For our system of government to function, it has to be self perpetuating, in a sense. It should seek to be a place where immigrants want to assimilate. Schools should reinforce the values and pride in virtue that the Founders recognized.

The sleepy child of my youth said a Pledge of Allegiance at the beginning of school, and then was done with it. This was a ritual acknowledgement that we lived in a good land, an in a good society, and that our elders wished us to continue it. How different from the constant insistence on the “celebration of differences” which one finds in today’s schools.  David Mamet The Secret Knowledge

When we hear talk of family values, we should recognize that the Left is correct when it points out that social mores change and that what is valued by one generation is not necessarily cherished by the next. How could it be so, unless the source of those values is virtue. Charles Kesler explains this in a recent article comparing the Reagan and Obama revolutions.

Values are what the people value; virtues and principles are what they should value. And they should value them because the principles are true and the virtues are good, not only for Americans but for human beings as such.

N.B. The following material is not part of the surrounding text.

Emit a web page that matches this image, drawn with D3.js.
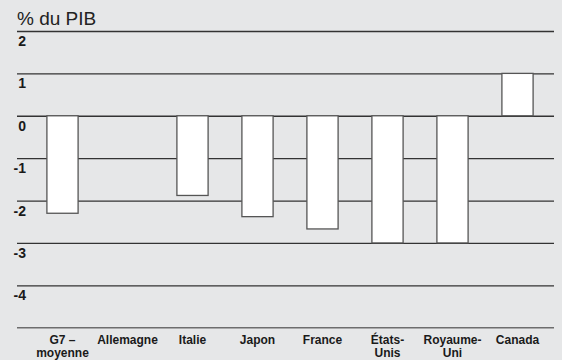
<!DOCTYPE html>
<html>
<head>
<meta charset="utf-8">
<script src="https://cdn.jsdelivr.net/npm/d3@7"></script>
<style>
  body { margin: 0; background: #e6e7e8; }
  svg { display: block; font-family: "Liberation Sans", Arial, sans-serif; }
</style>
</head>
<body>
<div id="chart"></div>
<script>
// categories and values (% du PIB)
var countries = ["G7 –\nmoyenne", "Allemagne", "Italie", "Japon", "France", "États-\nUnis", "Royaume-\nUni", "Canada"];
var values = [-2.3, 0, -1.88, -2.38, -2.67, -3.0, -3.0, 1.0];
var yTicks = [2, 1, 0, -1, -2, -3, -4];
var title = "% du PIB";

var data = countries.map((c, i) => ({ name: c, value: values[i] }));

var width = 562, height = 360;
var svg = d3.select("#chart").append("svg")
  .attr("width", width)
  .attr("height", height);

svg.append("rect").attr("width", width).attr("height", height).attr("fill", "#e6e7e8");

var left = 17, right = 554;

// scales
var x = d3.scaleBand()
  .domain(countries)
  .range([30, 550])
  .paddingInner(0.52)
  .paddingOuter(0.26);

var y = d3.scaleLinear()
  .domain([-5, 2])
  .range([327.7, 31]);

// title
svg.append("text")
  .attr("x", left)
  .attr("y", 25)
  .attr("font-size", 19)
  .attr("fill", "#222")
  .text(title);

// gridlines + labels
var yAxis = d3.axisRight(y)
  .tickValues(yTicks)
  .tickSize(right - left)
  .tickFormat(d => String(d));

var gy = svg.append("g")
  .attr("transform", `translate(${left},0)`)
  .call(yAxis);
gy.select(".domain").remove();
gy.selectAll(".tick line").attr("stroke", "#333").attr("stroke-width", 1.3);
gy.selectAll(".tick text")
  .attr("x", 9)
  .attr("dy", 14.5)
  .attr("text-anchor", "end")
  .attr("font-size", 14)
  .attr("font-weight", "bold")
  .attr("fill", "#1a1a1a");

// bottom line
svg.append("line")
  .attr("x1", left).attr("x2", right)
  .attr("y1", y(-5)).attr("y2", y(-5))
  .attr("stroke", "#6d6d6d")
  .attr("stroke-width", 1.6);

// bars
svg.append("g").selectAll("rect")
  .data(data)
  .enter()
  .append("rect")
  .attr("x", d => x(d.name))
  .attr("y", d => y(Math.max(0, d.value)))
  .attr("width", x.bandwidth())
  .attr("height", d => Math.abs(y(d.value) - y(0)))
  .attr("fill", "#fff")
  .attr("stroke", d => d.value === 0 ? "none" : "#555")
  .attr("stroke-width", 1.3);

// category labels
var xAxis = d3.axisBottom(x).tickSize(0).tickFormat("");
var gx = svg.append("g")
  .attr("transform", `translate(0,${y(-5)})`)
  .call(xAxis);
gx.select(".domain").remove();

gx.selectAll(".tick").append("text")
  .attr("text-anchor", "middle")
  .attr("font-size", 12)
  .attr("font-weight", "bold")
  .attr("fill", "#1a1a1a")
  .each(function(d) {
    var lines = d.split("\n");
    var t = d3.select(this);
    lines.forEach((l, i) => {
      t.append("tspan").attr("x", 0).attr("y", 16 + i * 13).text(l);
    });
  });
</script>
</body>
</html>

President Reagan realized this, in this bittersweet statement at the close of his second term.

Those of us who are over 35 or so years of age grew up in a different America. We were taught, very directly, what it means to be an American. And we absorbed, almost in the air, a love of country and an appreciation of its institutions. If you didn’t get these things from your family you got them from the neighborhood….Or you could get a sense of patriotism from school. And if all else failed you could get a sense of patriotism from the popular culture…. But now we’re about to enter the nineties, and some things have changed. Younger parents aren’t sure that an unambivalent appreciation of America is the right thing to teach modern children. And as for those who create the popular culture, well-grounded patriotism is no longer the style. Our spirit is back, but we haven’t re-institutionalized it.